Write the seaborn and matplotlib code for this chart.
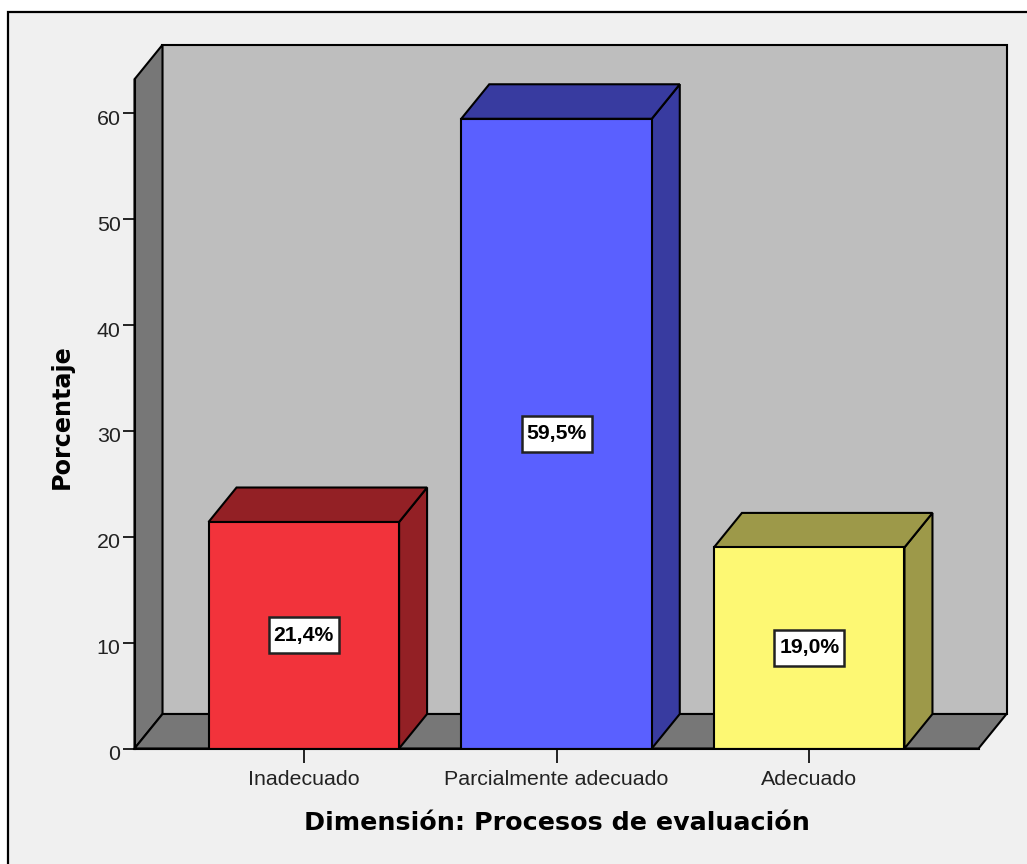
import matplotlib
matplotlib.use("Agg")
import matplotlib.pyplot as plt
from matplotlib.patches import Polygon, Rectangle
from matplotlib.transforms import ScaledTranslation
import seaborn as sns

# datos
categorias = ["Inadecuado", "Parcialmente adecuado", "Adecuado"]
porcentajes = [21.4, 59.5, 19.0]
etiquetas = ["21,4%", "59,5%", "19,0%"]
marcas_y = [0, 10, 20, 30, 40, 50, 60]

color_frente = ["#F2333B", "#5A60FF", "#FDF873"]
color_lado = ["#932025", "#383BA0", "#9D9949"]
color_tapa = ["#932025", "#383BA0", "#9D9949"]

sns.set_theme(style="white")
plt.rcParams["font.family"] = ["Liberation Sans", "DejaVu Sans"]

W, H = 1027, 864
fig = plt.figure(figsize=(W / 100, H / 100), dpi=100, facecolor="white")
# el marco solo se ve arriba y a la izquierda, el resto sale de la imagen
fig.add_artist(Rectangle((8 / W, -0.05), 1.1, 1.05 - 12 / H, transform=fig.transFigure,
                         facecolor="#F0F0F0", edgecolor="black", linewidth=1.6, zorder=-1))

# plano frontal de la caja, en pixeles de la imagen
ancho_px, alto_px = 844, 669.2
ax = fig.add_axes([134.5 / W, 1 - 748.5 / H, ancho_px / W, alto_px / H])
ax.patch.set_visible(False)

sns.barplot(x=categorias, y=porcentajes, hue=categorias, palette=color_frente, legend=False,
            width=0.754, edgecolor="black", linewidth=1.5, saturation=1, ax=ax, zorder=3)
ax.set_xlim(-0.67, 2.67)
ax.set_ylim(0, 63.23)

# profundidad de la perspectiva en unidades de datos
x0, x1 = ax.get_xlim()
y1 = ax.get_ylim()[1]
px_x = (x1 - x0) / ancho_px
px_y = y1 / alto_px
dx, dy = 28 * px_x, 34.5 * px_y

paredes = [
    ([(x0 + dx, dy), (x1 + dx, dy), (x1 + dx, y1 + dy), (x0 + dx, y1 + dy)], "#BEBEBE"),
    ([(x0, 0), (x0 + dx, dy), (x0 + dx, y1 + dy), (x0, y1)], "#777777"),
    ([(x0, 0), (x1, 0), (x1 + dx, dy), (x0 + dx, dy)], "#777777"),
]
for puntos, color in paredes:
    ax.add_patch(Polygon(puntos, closed=True, facecolor=color, edgecolor="black",
                         linewidth=1.5, clip_on=False, zorder=1))

# lado y tapa de cada barra, a partir de las barras de seaborn
barras = [p for p in ax.patches if p.get_zorder() == 3]
for i, barra in enumerate(barras):
    izq, der = barra.get_x(), barra.get_x() + barra.get_width()
    alto = barra.get_height()
    ax.add_patch(Polygon([(der, 0), (der + dx, dy), (der + dx, alto + dy), (der, alto)],
                         facecolor=color_lado[i], edgecolor="black", linewidth=1.5,
                         clip_on=False, zorder=2))
    ax.add_patch(Polygon([(izq, alto), (der, alto), (der + dx, alto + dy), (izq + dx, alto + dy)],
                         facecolor=color_tapa[i], edgecolor="black", linewidth=1.5,
                         clip_on=False, zorder=2))
    centro = izq + barra.get_width() / 2
    ax.add_patch(Rectangle((centro - 35 * px_x, alto / 2 - 18 * px_y), 70 * px_x, 36 * px_y,
                           facecolor="white", edgecolor="#222222", linewidth=1.8, zorder=5))
    ax.text(centro, alto / 2, etiquetas[i], ha="center", va="center", fontsize=15.2, fontweight="bold",
            color="black", zorder=6)

sns.despine(ax=ax, top=True, right=True)
for lado in ["left", "bottom"]:
    ax.spines[lado].set_color("black")
    ax.spines[lado].set_linewidth(1.5)
    ax.spines[lado].set_zorder(4)

ax.set_yticks(marcas_y)
ax.tick_params(axis="y", length=9, width=1.4, color="#222222", labelcolor="#222222",
               labelsize=15.4, left=True, pad=1)
ax.tick_params(axis="x", length=10, width=1.4, color="#222222", labelcolor="#222222",
               labelsize=15.4, bottom=True, pad=5.5)
# los numeros del eje quedan unos pixeles por debajo de su marca
bajar = ScaledTranslation(0, -4 / 100, fig.dpi_scale_trans)
for etiqueta in ax.get_yticklabels():
    etiqueta.set_transform(etiqueta.get_transform() + bajar)

ax.set_xlabel("Dimensión: Procesos de evaluación", fontsize=18.3, fontweight="bold", color="black",
              family="DejaVu Sans")
ax.set_ylabel("Porcentaje", fontsize=17.2, fontweight="bold", color="black", family="DejaVu Sans")
ax.xaxis.set_label_coords(0.5, -63 / alto_px, transform=ax.transAxes)
ax.yaxis.set_label_coords(-61 / ancho_px, 0.496, transform=ax.transAxes)

fig.savefig("out.png", dpi=100, facecolor="white")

* _WRITTEN EXERCISE_
Repeat, with no pictures, each line from the beginning of the data through the line containing "ax.set_ylim(0, 63.23)", inclusive.

* _WORKED SOLUTION_
Write the seaborn and matplotlib code for this chart.
import matplotlib
matplotlib.use("Agg")
import matplotlib.pyplot as plt
from matplotlib.patches import Polygon, Rectangle
from matplotlib.transforms import ScaledTranslation
import seaborn as sns

# datos
categorias = ["Inadecuado", "Parcialmente adecuado", "Adecuado"]
porcentajes = [21.4, 59.5, 19.0]
etiquetas = ["21,4%", "59,5%", "19,0%"]
marcas_y = [0, 10, 20, 30, 40, 50, 60]

color_frente = ["#F2333B", "#5A60FF", "#FDF873"]
color_lado = ["#932025", "#383BA0", "#9D9949"]
color_tapa = ["#932025", "#383BA0", "#9D9949"]

sns.set_theme(style="white")
plt.rcParams["font.family"] = ["Liberation Sans", "DejaVu Sans"]

W, H = 1027, 864
fig = plt.figure(figsize=(W / 100, H / 100), dpi=100, facecolor="white")
# el marco solo se ve arriba y a la izquierda, el resto sale de la imagen
fig.add_artist(Rectangle((8 / W, -0.05), 1.1, 1.05 - 12 / H, transform=fig.transFigure,
                         facecolor="#F0F0F0", edgecolor="black", linewidth=1.6, zorder=-1))

# plano frontal de la caja, en pixeles de la imagen
ancho_px, alto_px = 844, 669.2
ax = fig.add_axes([134.5 / W, 1 - 748.5 / H, ancho_px / W, alto_px / H])
ax.patch.set_visible(False)

sns.barplot(x=categorias, y=porcentajes, hue=categorias, palette=color_frente, legend=False,
            width=0.754, edgecolor="black", linewidth=1.5, saturation=1, ax=ax, zorder=3)
ax.set_xlim(-0.67, 2.67)
ax.set_ylim(0, 63.23)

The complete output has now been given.